--- DATA BLOCK ---
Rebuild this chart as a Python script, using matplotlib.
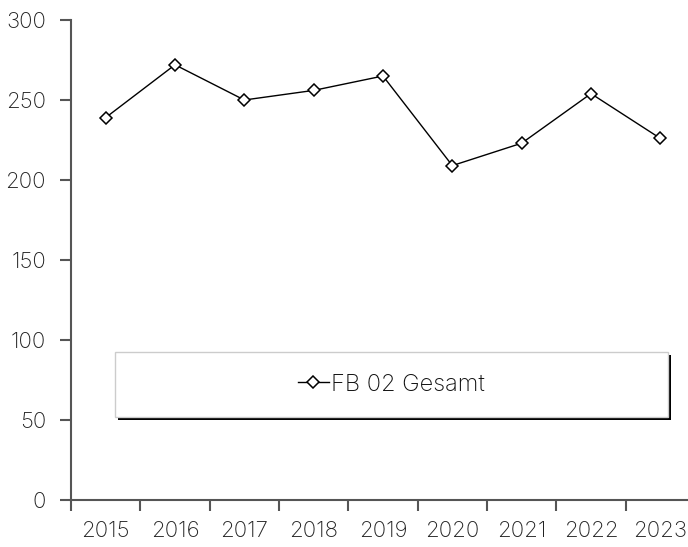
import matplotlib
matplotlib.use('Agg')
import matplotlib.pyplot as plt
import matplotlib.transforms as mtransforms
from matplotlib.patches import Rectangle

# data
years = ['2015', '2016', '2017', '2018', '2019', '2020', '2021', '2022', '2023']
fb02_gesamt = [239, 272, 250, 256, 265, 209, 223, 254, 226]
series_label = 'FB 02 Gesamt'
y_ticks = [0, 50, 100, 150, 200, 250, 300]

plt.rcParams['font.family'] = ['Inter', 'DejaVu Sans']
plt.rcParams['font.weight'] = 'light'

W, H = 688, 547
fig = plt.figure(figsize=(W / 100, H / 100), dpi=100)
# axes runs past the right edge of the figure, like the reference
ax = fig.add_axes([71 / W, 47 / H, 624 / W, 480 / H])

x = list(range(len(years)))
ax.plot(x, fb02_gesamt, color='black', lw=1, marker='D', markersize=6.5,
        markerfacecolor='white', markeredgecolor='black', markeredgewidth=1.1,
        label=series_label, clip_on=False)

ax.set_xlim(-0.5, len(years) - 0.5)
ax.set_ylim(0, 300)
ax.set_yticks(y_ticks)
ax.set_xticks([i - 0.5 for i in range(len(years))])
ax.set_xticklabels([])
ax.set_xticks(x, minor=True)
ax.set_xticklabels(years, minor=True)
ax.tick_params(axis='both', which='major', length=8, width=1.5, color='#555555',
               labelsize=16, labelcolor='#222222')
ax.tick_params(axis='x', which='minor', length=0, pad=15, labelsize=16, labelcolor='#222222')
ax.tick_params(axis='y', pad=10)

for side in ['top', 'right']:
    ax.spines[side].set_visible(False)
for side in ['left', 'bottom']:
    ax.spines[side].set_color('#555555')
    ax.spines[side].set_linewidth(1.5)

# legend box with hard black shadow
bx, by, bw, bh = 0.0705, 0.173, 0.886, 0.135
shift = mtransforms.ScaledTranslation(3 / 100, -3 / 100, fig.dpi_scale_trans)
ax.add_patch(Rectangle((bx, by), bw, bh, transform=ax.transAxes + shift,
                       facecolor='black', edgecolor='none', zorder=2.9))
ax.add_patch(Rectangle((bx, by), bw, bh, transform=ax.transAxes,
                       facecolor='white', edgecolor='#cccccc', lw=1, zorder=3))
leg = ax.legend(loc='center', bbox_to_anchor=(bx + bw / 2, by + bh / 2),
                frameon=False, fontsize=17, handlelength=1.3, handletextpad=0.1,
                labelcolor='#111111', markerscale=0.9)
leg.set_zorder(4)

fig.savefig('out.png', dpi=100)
---
* WORK TO BE COMPLETED
Leave out the pictures and output the rest of the material exactly as written.

* TASK SOLUTION
Rebuild this chart as a Python script, using matplotlib.
import matplotlib
matplotlib.use('Agg')
import matplotlib.pyplot as plt
import matplotlib.transforms as mtransforms
from matplotlib.patches import Rectangle

# data
years = ['2015', '2016', '2017', '2018', '2019', '2020', '2021', '2022', '2023']
fb02_gesamt = [239, 272, 250, 256, 265, 209, 223, 254, 226]
series_label = 'FB 02 Gesamt'
y_ticks = [0, 50, 100, 150, 200, 250, 300]

plt.rcParams['font.family'] = ['Inter', 'DejaVu Sans']
plt.rcParams['font.weight'] = 'light'

W, H = 688, 547
fig = plt.figure(figsize=(W / 100, H / 100), dpi=100)
# axes runs past the right edge of the figure, like the reference
ax = fig.add_axes([71 / W, 47 / H, 624 / W, 480 / H])

x = list(range(len(years)))
ax.plot(x, fb02_gesamt, color='black', lw=1, marker='D', markersize=6.5,
        markerfacecolor='white', markeredgecolor='black', markeredgewidth=1.1,
        label=series_label, clip_on=False)

ax.set_xlim(-0.5, len(years) - 0.5)
ax.set_ylim(0, 300)
ax.set_yticks(y_ticks)
ax.set_xticks([i - 0.5 for i in range(len(years))])
ax.set_xticklabels([])
ax.set_xticks(x, minor=True)
ax.set_xticklabels(years, minor=True)
ax.tick_params(axis='both', which='major', length=8, width=1.5, color='#555555',
               labelsize=16, labelcolor='#222222')
ax.tick_params(axis='x', which='minor', length=0, pad=15, labelsize=16, labelcolor='#222222')
ax.tick_params(axis='y', pad=10)

for side in ['top', 'right']:
    ax.spines[side].set_visible(False)
for side in ['left', 'bottom']:
    ax.spines[side].set_color('#555555')
    ax.spines[side].set_linewidth(1.5)

# legend box with hard black shadow
bx, by, bw, bh = 0.0705, 0.173, 0.886, 0.135
shift = mtransforms.ScaledTranslation(3 / 100, -3 / 100, fig.dpi_scale_trans)
ax.add_patch(Rectangle((bx, by), bw, bh, transform=ax.transAxes + shift,
                       facecolor='black', edgecolor='none', zorder=2.9))
ax.add_patch(Rectangle((bx, by), bw, bh, transform=ax.transAxes,
                       facecolor='white', edgecolor='#cccccc', lw=1, zorder=3))
leg = ax.legend(loc='center', bbox_to_anchor=(bx + bw / 2, by + bh / 2),
                frameon=False, fontsize=17, handlelength=1.3, handletextpad=0.1,
                labelcolor='#111111', markerscale=0.9)
leg.set_zorder(4)

fig.savefig('out.png', dpi=100)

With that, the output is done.